Urbanistica

Tar Lombardia: serve il permesso edilizio per la tettoia fissa che protegge le auto

di Rosario Dolce

I proprietari di una villetta con annesso giardino, ubicata nel Comune di San Siro (CO), hanno realizzato, senza permesso di costruire, una struttura in ferro infissa al suolo (berceau), formata da piccole travi in ferro e fili di acciaio, al fine di offrire un riparo alla propria autovettura dai raggi solari nel periodo estivo.
Il Comune di San Siro ha ritenuto tale manufatto – il quale in sé occupava uno spazio di oltre 30 mq e disponeva di un'altezza di circa 2,34 m – come "abusivo", in quanto realizzato in assenza di permesso di costruire, e perciò ne ha ordinato la demolizione.
I proprietari del bene hanno impugnato avanti al TAR della Lombardia il provvedimento lamentandone l'illegittimità.
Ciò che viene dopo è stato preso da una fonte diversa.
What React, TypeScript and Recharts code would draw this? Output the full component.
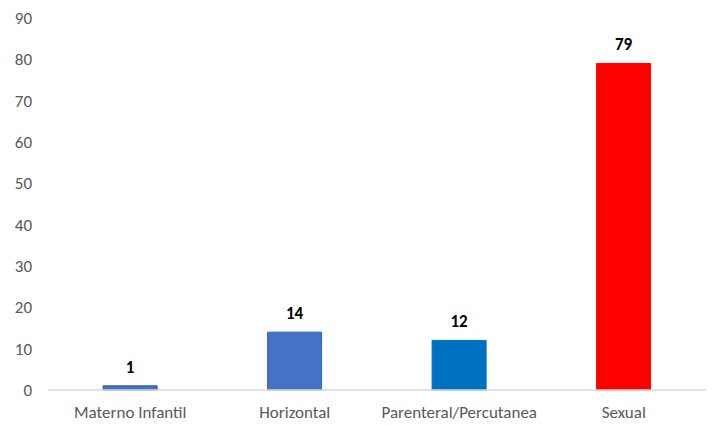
import React from 'react';
import { BarChart, Bar, XAxis, YAxis, Cell, LabelList } from 'recharts';

const categories = ['Materno Infantil', 'Horizontal', 'Parenteral/Percutanea', 'Sexual'];
const values = [1, 14, 12, 79];
const fills = ['#4472C4', '#4472C4', '#0070C0', '#FF0000'];
const strokes = ['#2F5597', '#2F6BC0', '#0070C0', '#FF0000'];
const yTicks = [0, 10, 20, 30, 40, 50, 60, 70, 80, 90];

const data = categories.map((name, i) => ({ name, value: values[i] }));

const FONT = 'Carlito, Lato, "Open Sans", sans-serif';

const App: React.FC = () => {
  return (
    <div
      style={{
        position: 'absolute',
        top: 0,
        left: 0,
        width: 717,
        height: 426,
        overflow: 'hidden',
        background: '#fff',
        fontFamily: FONT,
      }}
    >
      <BarChart
        width={717}
        height={426}
        data={data}
        margin={{ top: 18, right: 11, left: 0, bottom: 0 }}
        barCategoryGap="33.5%"
      >
        <XAxis
          dataKey="name"
          axisLine={{ stroke: '#D9D9D9', strokeWidth: 1.5 }}
          tickLine={false}
          tickSize={0}
          tickMargin={16}
          height={36}
          tick={{ fill: '#595959', fontSize: 17, fontFamily: FONT }}
          interval={0}
        />
        <YAxis
          domain={[0, 90]}
          ticks={yTicks}
          axisLine={false}
          tickLine={false}
          tickSize={0}
          tickMargin={16}
          width={48}
          tick={{ fill: '#595959', fontSize: 17, fontFamily: FONT }}
          interval={0}
        />
        <Bar dataKey="value" isAnimationActive={false}>
          {data.map((d, i) => (
            <Cell key={`cell-${i}`} fill={fills[i]} stroke={strokes[i]} strokeWidth={1} />
          ))}
          <LabelList
            dataKey="value"
            position="top"
            offset={13}
            style={{ fill: '#000', fontSize: 17, fontWeight: 'bold', fontFamily: FONT }}
          />
        </Bar>
      </BarChart>
    </div>
  );
};

export default App;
Tra le diverse doglianze quivi esercitate, v'è quella connessa alla definizione dell'opera stessa e all'errata interpretazione che di essa ha fornito l'ente locale resistente (stante la normativa settoriale).
La struttura realizzata dai ricorrenti – ad avviso dei proprietari - sarebbe un semplice arredo esterno che non avrebbe alcuna rilevanza da un punto di vista edilizio, rientrando tra le attività di edilizia libera, o al più tra gli interventi sottoposti a "denuncia di inizio attività" (d.i.a.) che potrebbero, qualora realizzati abusivamente, dar luogo soltanto all'irrogazione di una sanzione pecuniaria.
L'eccezione, tuttavia, non ha colto nel segno. Con Ordinanza del 18 luglio 2017 il TAR della Lombardia ha rigettato il ricorso e confermato la perfetta legittimità del provvedimento impugnato. Interessante l'iter argomentativo svolto. Esaminiamolo nel dettaglio.
La struttura realizzata dai ricorrenti – come detto sopra - è risultata costituita da fili di acciaio teso e travi di ferro ancorati stabilmente al suolo attraverso bulloni, in grado di occupare uno spazio di oltre 30 mq, con un'altezza di 2,34 m.. L'opera è stata ideata e destinata al parcheggio delle relative autovetture.
Tale struttura, in quanto tale, è stata ritenuta in grado di soddisfare esigenze di tipo "non precario", laddove non risulta facilmente amovibile e impatta in modo significativo sull'ambiente circostante (sulla non precarietà di un'opera, Consiglio di Stato, VI, 27 aprile 2016, n. 1619).
I giudici amministrativi hanno considerato tale intervento, da un punto di vista dimensionale e costruttivo, come una nuova edificazione e, quindi, in sé occorrente, per la debita realizzazione, del rilascio preliminare di un permesso di costruire. Per converso, non ci si trova al cospetto di una struttura costruita con materiale leggero facilmente amovibile (in punto, cfr Consiglio di Stato, VI, 25 gennaio 2017, n. 306; IV, 29 settembre 2011, n. 5409).
In ogni caso anche laddove l'intervento edilizio fosse stato ritenuto assoggettabile a d.i.a. – come affermato dai ricorrenti -, il TAR lombardo ha evidenziato in Ordinanza che lo stesso avrebbe dovuto essere preceduto dal rilascio dell'autorizzazione paesaggistica, in quanto l'area in questione è stata sottoposta a vincolo con Decreto ministeriale n. 438/197.
Sotto tale aspetto, e pur a prescindere dal titolo edilizio ritenuto più idoneo e corretto per realizzare l'intervento in zona vincolata (d.i.a. o permesso di costruire), ciò che rileva è il fatto che la struttura in disamina è stata posta in essere in assoluta carenza di titolo abilitativo (Consiglio di Stato, VI, 9 gennaio 2013, n. 62).
La conseguenza non può, allora, che essere l'applicazione di una sanzione ripristinatoria: finalizzata a porre rimedio alla visibile alterazione del paesaggio (art. 27, comma 2, ultimo periodo, del D.P.R. n. 380 del 2001; cfr., in giurisprudenza, T.A.R. Campania, Napoli, VI, 14 marzo 2017, n. 1472).